Exercise objective :: Write out the data below exactly as given, without any of its pictures.

----- Dataset excerpt

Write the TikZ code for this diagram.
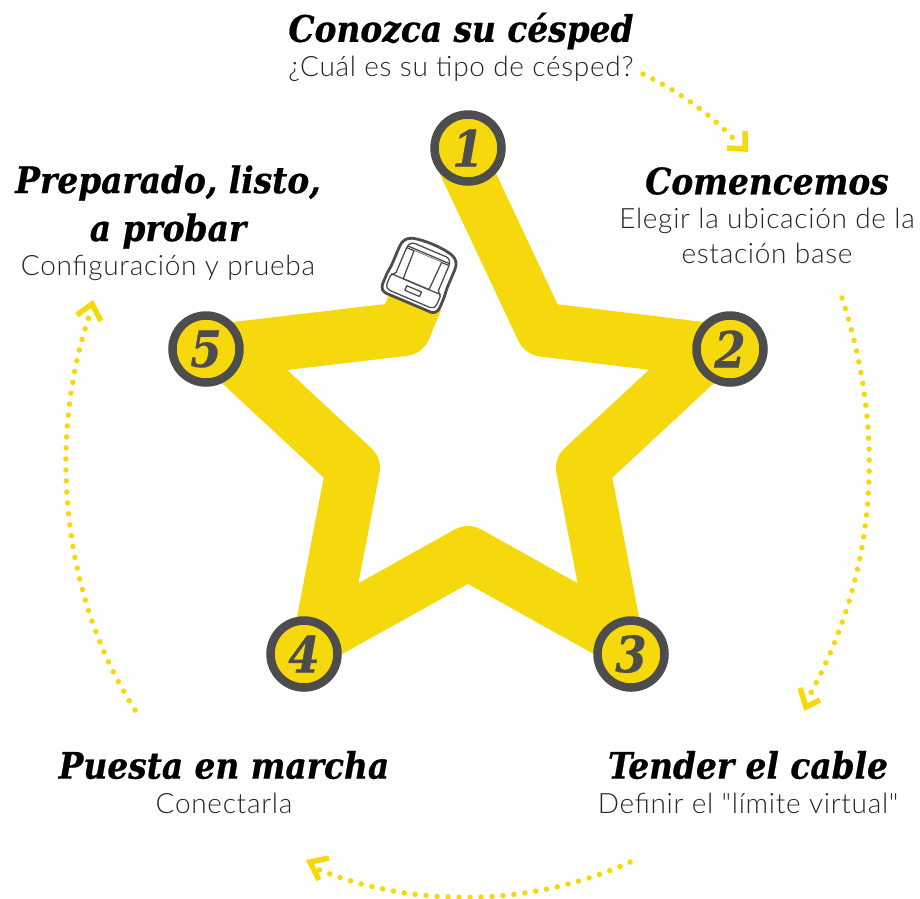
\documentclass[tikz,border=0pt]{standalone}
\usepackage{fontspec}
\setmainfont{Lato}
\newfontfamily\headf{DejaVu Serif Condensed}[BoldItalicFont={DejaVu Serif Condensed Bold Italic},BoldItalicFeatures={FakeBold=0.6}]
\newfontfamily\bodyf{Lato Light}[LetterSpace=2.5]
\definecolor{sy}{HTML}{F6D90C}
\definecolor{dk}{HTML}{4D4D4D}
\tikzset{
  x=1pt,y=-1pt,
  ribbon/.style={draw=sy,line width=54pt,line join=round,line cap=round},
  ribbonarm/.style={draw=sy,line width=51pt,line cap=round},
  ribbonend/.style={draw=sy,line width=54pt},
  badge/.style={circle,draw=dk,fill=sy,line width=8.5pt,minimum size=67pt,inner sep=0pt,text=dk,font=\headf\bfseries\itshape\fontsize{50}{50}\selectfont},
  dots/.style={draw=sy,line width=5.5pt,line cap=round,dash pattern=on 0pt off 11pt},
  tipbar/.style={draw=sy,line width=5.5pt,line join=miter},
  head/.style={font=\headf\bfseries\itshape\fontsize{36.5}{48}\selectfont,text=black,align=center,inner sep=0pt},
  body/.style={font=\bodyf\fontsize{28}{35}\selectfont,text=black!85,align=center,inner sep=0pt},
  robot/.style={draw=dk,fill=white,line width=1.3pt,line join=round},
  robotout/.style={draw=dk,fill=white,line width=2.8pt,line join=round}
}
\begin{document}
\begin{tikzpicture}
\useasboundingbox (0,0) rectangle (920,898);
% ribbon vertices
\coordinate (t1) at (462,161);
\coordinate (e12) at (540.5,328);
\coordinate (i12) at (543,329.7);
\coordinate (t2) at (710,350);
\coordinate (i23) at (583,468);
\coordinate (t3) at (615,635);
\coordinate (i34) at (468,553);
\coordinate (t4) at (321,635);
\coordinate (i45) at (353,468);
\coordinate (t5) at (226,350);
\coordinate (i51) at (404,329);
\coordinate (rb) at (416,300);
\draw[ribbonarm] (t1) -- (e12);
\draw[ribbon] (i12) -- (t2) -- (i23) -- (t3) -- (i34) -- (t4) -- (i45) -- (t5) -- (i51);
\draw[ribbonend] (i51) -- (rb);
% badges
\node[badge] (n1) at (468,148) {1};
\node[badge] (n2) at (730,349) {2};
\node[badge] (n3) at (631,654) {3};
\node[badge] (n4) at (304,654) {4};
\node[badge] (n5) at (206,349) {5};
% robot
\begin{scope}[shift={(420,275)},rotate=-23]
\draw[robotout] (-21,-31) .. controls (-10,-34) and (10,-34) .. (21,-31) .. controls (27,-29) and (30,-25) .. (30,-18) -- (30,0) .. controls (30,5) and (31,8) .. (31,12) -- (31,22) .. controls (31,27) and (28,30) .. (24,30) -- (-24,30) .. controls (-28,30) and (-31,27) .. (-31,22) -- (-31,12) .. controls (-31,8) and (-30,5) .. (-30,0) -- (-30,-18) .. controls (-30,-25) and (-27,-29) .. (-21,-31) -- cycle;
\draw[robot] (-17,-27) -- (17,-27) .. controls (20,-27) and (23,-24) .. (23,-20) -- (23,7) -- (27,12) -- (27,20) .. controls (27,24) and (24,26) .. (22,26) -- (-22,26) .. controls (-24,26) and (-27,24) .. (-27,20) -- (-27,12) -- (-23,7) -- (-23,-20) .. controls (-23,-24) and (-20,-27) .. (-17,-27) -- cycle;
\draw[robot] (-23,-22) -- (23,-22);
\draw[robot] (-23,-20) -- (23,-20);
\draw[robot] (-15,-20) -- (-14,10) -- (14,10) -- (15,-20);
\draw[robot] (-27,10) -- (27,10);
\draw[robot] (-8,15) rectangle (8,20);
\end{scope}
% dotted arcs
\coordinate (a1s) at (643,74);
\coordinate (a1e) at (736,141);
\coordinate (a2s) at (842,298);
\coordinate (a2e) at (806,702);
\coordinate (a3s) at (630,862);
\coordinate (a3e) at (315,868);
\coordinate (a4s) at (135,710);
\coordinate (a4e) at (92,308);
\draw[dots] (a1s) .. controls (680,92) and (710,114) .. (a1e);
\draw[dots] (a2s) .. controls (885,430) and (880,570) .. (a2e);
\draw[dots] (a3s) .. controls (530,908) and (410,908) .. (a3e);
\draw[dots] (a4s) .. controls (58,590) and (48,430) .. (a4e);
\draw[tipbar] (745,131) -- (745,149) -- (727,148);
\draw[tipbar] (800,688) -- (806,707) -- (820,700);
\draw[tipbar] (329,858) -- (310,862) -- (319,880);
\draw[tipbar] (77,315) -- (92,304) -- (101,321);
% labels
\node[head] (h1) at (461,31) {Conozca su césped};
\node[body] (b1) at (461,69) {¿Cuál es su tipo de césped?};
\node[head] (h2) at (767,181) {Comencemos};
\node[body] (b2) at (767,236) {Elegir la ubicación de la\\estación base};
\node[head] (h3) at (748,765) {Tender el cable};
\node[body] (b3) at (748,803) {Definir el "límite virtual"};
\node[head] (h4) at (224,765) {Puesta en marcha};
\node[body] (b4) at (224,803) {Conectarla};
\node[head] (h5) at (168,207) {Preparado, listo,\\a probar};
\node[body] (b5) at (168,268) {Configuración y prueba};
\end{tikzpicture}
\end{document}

----------

Finished answer ::
Write the TikZ code for this diagram.
\documentclass[tikz,border=0pt]{standalone}
\usepackage{fontspec}
\setmainfont{Lato}
\newfontfamily\headf{DejaVu Serif Condensed}[BoldItalicFont={DejaVu Serif Condensed Bold Italic},BoldItalicFeatures={FakeBold=0.6}]
\newfontfamily\bodyf{Lato Light}[LetterSpace=2.5]
\definecolor{sy}{HTML}{F6D90C}
\definecolor{dk}{HTML}{4D4D4D}
\tikzset{
  x=1pt,y=-1pt,
  ribbon/.style={draw=sy,line width=54pt,line join=round,line cap=round},
  ribbonarm/.style={draw=sy,line width=51pt,line cap=round},
  ribbonend/.style={draw=sy,line width=54pt},
  badge/.style={circle,draw=dk,fill=sy,line width=8.5pt,minimum size=67pt,inner sep=0pt,text=dk,font=\headf\bfseries\itshape\fontsize{50}{50}\selectfont},
  dots/.style={draw=sy,line width=5.5pt,line cap=round,dash pattern=on 0pt off 11pt},
  tipbar/.style={draw=sy,line width=5.5pt,line join=miter},
  head/.style={font=\headf\bfseries\itshape\fontsize{36.5}{48}\selectfont,text=black,align=center,inner sep=0pt},
  body/.style={font=\bodyf\fontsize{28}{35}\selectfont,text=black!85,align=center,inner sep=0pt},
  robot/.style={draw=dk,fill=white,line width=1.3pt,line join=round},
  robotout/.style={draw=dk,fill=white,line width=2.8pt,line join=round}
}
\begin{document}
\begin{tikzpicture}
\useasboundingbox (0,0) rectangle (920,898);
% ribbon vertices
\coordinate (t1) at (462,161);
\coordinate (e12) at (540.5,328);
\coordinate (i12) at (543,329.7);
\coordinate (t2) at (710,350);
\coordinate (i23) at (583,468);
\coordinate (t3) at (615,635);
\coordinate (i34) at (468,553);
\coordinate (t4) at (321,635);
\coordinate (i45) at (353,468);
\coordinate (t5) at (226,350);
\coordinate (i51) at (404,329);
\coordinate (rb) at (416,300);
\draw[ribbonarm] (t1) -- (e12);
\draw[ribbon] (i12) -- (t2) -- (i23) -- (t3) -- (i34) -- (t4) -- (i45) -- (t5) -- (i51);
\draw[ribbonend] (i51) -- (rb);
% badges
\node[badge] (n1) at (468,148) {1};
\node[badge] (n2) at (730,349) {2};
\node[badge] (n3) at (631,654) {3};
\node[badge] (n4) at (304,654) {4};
\node[badge] (n5) at (206,349) {5};
% robot
\begin{scope}[shift={(420,275)},rotate=-23]
\draw[robotout] (-21,-31) .. controls (-10,-34) and (10,-34) .. (21,-31) .. controls (27,-29) and (30,-25) .. (30,-18) -- (30,0) .. controls (30,5) and (31,8) .. (31,12) -- (31,22) .. controls (31,27) and (28,30) .. (24,30) -- (-24,30) .. controls (-28,30) and (-31,27) .. (-31,22) -- (-31,12) .. controls (-31,8) and (-30,5) .. (-30,0) -- (-30,-18) .. controls (-30,-25) and (-27,-29) .. (-21,-31) -- cycle;
\draw[robot] (-17,-27) -- (17,-27) .. controls (20,-27) and (23,-24) .. (23,-20) -- (23,7) -- (27,12) -- (27,20) .. controls (27,24) and (24,26) .. (22,26) -- (-22,26) .. controls (-24,26) and (-27,24) .. (-27,20) -- (-27,12) -- (-23,7) -- (-23,-20) .. controls (-23,-24) and (-20,-27) .. (-17,-27) -- cycle;
\draw[robot] (-23,-22) -- (23,-22);
\draw[robot] (-23,-20) -- (23,-20);
\draw[robot] (-15,-20) -- (-14,10) -- (14,10) -- (15,-20);
\draw[robot] (-27,10) -- (27,10);
\draw[robot] (-8,15) rectangle (8,20);
\end{scope}
% dotted arcs
\coordinate (a1s) at (643,74);
\coordinate (a1e) at (736,141);
\coordinate (a2s) at (842,298);
\coordinate (a2e) at (806,702);
\coordinate (a3s) at (630,862);
\coordinate (a3e) at (315,868);
\coordinate (a4s) at (135,710);
\coordinate (a4e) at (92,308);
\draw[dots] (a1s) .. controls (680,92) and (710,114) .. (a1e);
\draw[dots] (a2s) .. controls (885,430) and (880,570) .. (a2e);
\draw[dots] (a3s) .. controls (530,908) and (410,908) .. (a3e);
\draw[dots] (a4s) .. controls (58,590) and (48,430) .. (a4e);
\draw[tipbar] (745,131) -- (745,149) -- (727,148);
\draw[tipbar] (800,688) -- (806,707) -- (820,700);
\draw[tipbar] (329,858) -- (310,862) -- (319,880);
\draw[tipbar] (77,315) -- (92,304) -- (101,321);
% labels
\node[head] (h1) at (461,31) {Conozca su césped};
\node[body] (b1) at (461,69) {¿Cuál es su tipo de césped?};
\node[head] (h2) at (767,181) {Comencemos};
\node[body] (b2) at (767,236) {Elegir la ubicación de la\\estación base};
\node[head] (h3) at (748,765) {Tender el cable};
\node[body] (b3) at (748,803) {Definir el "límite virtual"};
\node[head] (h4) at (224,765) {Puesta en marcha};
\node[body] (b4) at (224,803) {Conectarla};
\node[head] (h5) at (168,207) {Preparado, listo,\\a probar};
\node[body] (b5) at (168,268) {Configuración y prueba};
\end{tikzpicture}
\end{document}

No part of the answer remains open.